In her research, Lohman discovered a series of recipes in Martha Washington’s papers, including one for spice cakes flavored with black pepper that were supposed to last for six months. “They’re kind of fruitcake-like, and I have to admit the original recipe is gross,” she says.

She ended up modifying the recipe for her book to create a Brown Sugar and Black Pepper Cake, similar to what we’d recognize as gingerbread. Someday, she hopes, we’ll be back to seasoning our Christmas cookies with black pepper as well as cinnamon and ginger. But until then, at least it’s still a time of year to indulge in all other manner of sugary, spicy treats.

From Sarah Lohman's book, Eight Flavors: The Untold Story of American Cuisine

Pepper Brown Sugar Cookies
Recipe modernized from Martha Washington’s A Book of Cookery

Yield: makes 3 to 4 dozen, depending on the size of the cookie

4 cups flour
1 teaspoon baking soda
1 teaspoon salt
1 teaspoon freshly ground pepper, plus more to top the cookies
1 teaspoon ginger
1 teaspoon coriander
3/4 cup (11/2 sticks) unsalted butter, room temperature
2 cups packed light brown sugar
Zest of one orange
Juice of 1/2 an orange (about 1/4 cup)
2 large eggs

In a large bowl, whisk together dry ingredients and spices. In the bowl of an electric mixer, add butter, sugar, and orange zest.Using the paddle attachment, beat on medium-high until light in color. Add the orange juice, and then add eggs one at a time, beating well after each addition.

With mixer on low, add the dry ingredients slowly. Stop and scrape the bowl, then continue mixing until combined. Divide dough in half, wrap in plastic wrap, and chill at least 1 hour and as long as overnight.

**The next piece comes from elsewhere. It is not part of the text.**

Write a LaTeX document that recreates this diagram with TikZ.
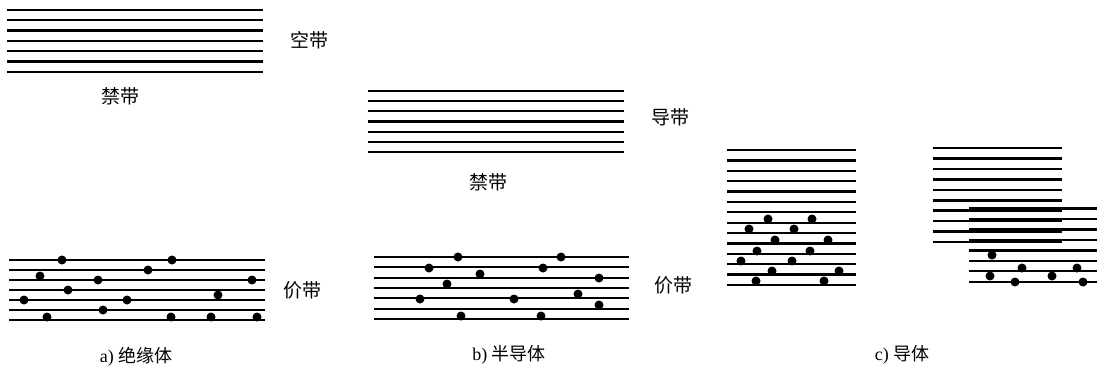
\documentclass[tikz,border=0pt]{standalone}
\usepackage{fontspec}
\setmainfont{Liberation Serif}
\newfontfamily\cjk{Noto Sans CJK SC}
\begin{document}
\begin{tikzpicture}[x=1pt,y=-1pt,
  band/.style={line width=2.3pt},
  electron/.style={fill=black},
  lbl/.style={font=\fontsize{19}{19}\selectfont\cjk, inner sep=0pt},
  captxt/.style={font=\fontsize{18}{18}\selectfont, inner sep=0pt}]
\useasboundingbox (0,0) rectangle (1104,368);
% ---- panel a ----
\foreach \i in {0,...,6} \draw[band] (7,10+10.3*\i) -- (263,10+10.3*\i);
\foreach \i in {0,...,6} \draw[band] (9,260+10*\i) -- (265,260+10*\i);
\foreach \p in {(62,260),(172,260),(148,270),(40,276),(98,280),(252,280),(68,290),(24,300),(127,300),(218,295),(103,310),(47,317),(171,317),(211,317),(257,317)}
  \fill[electron] \p circle (4.5);
\node[lbl] (ka) at (309,40) {空带};
\node[lbl] (ja) at (120,96) {禁带};
\node[lbl] (va) at (302,290) {价带};
\node[captxt] (ca) at (136,357) {a) {\cjk 绝缘体}};
% ---- panel b ----
\foreach \i in {0,...,6} \draw[band] (368,91+10.17*\i) -- (624,91+10.17*\i);
\foreach \i in {0,...,6} \draw[band] (374,257+10.33*\i) -- (629,257+10.33*\i);
\foreach \p in {(458,257),(561,257),(429,268),(543,268),(480,274),(599,278),(447,284),(420,299),(514,299),(578,294),(599,305),(461,316),(541,316)}
  \fill[electron] \p circle (4.5);
\node[lbl] (db) at (670,117) {导带};
\node[lbl] (jb) at (488,182) {禁带};
\node[lbl] (vb) at (673,285) {价带};
\node[captxt] (cb) at (509,355) {b) {\cjk 半导体}};
% ---- panel c left ----
\foreach \i in {0,...,13} \draw[band] (727,150+10.38*\i) -- (856,150+10.38*\i);
\foreach \p in {(768,219),(812,219),(749,229),(794,229),(775,240),(828,240),(757,251),(810,251),(741,261),(792,261),(772,271),(839,271),(756,281),(824,281)}
  \fill[electron] \p circle (4.5);
% ---- panel c right ----
\foreach \y in {148,158.5,169,179.5,190,200.5,210.5,221,231.5,242} \draw[band] (933,\y) -- (1062,\y);
\foreach \y in {208.5,219,229.5,240,250.5,261,271,282} \draw[band] (969,\y) -- (1097,\y);
\foreach \p in {(992,255),(1022,268),(1077,268),(990,276),(1052,276),(1015,282),(1083,282)}
  \fill[electron] \p circle (4.5);
\node[captxt] (cc) at (902,355) {c) {\cjk 导体}};
\end{tikzpicture}
\end{document}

Preheat oven to 350 degrees. On a generously floured work surface and with a floured rolling-pin, roll dough 1/8 inch thick. Using a pepper grinder, crack fresh pepper over the surface of the dough and then gently press the pepper in with the rolling-pin. Cut into desired shapes using a cookie cutter or knife. Bake on a cookie sheet 10 to 12 minutes, rotating the cookie sheet halfway through, until the cookies are brown around the edges. Allow to cool completely on wire racks.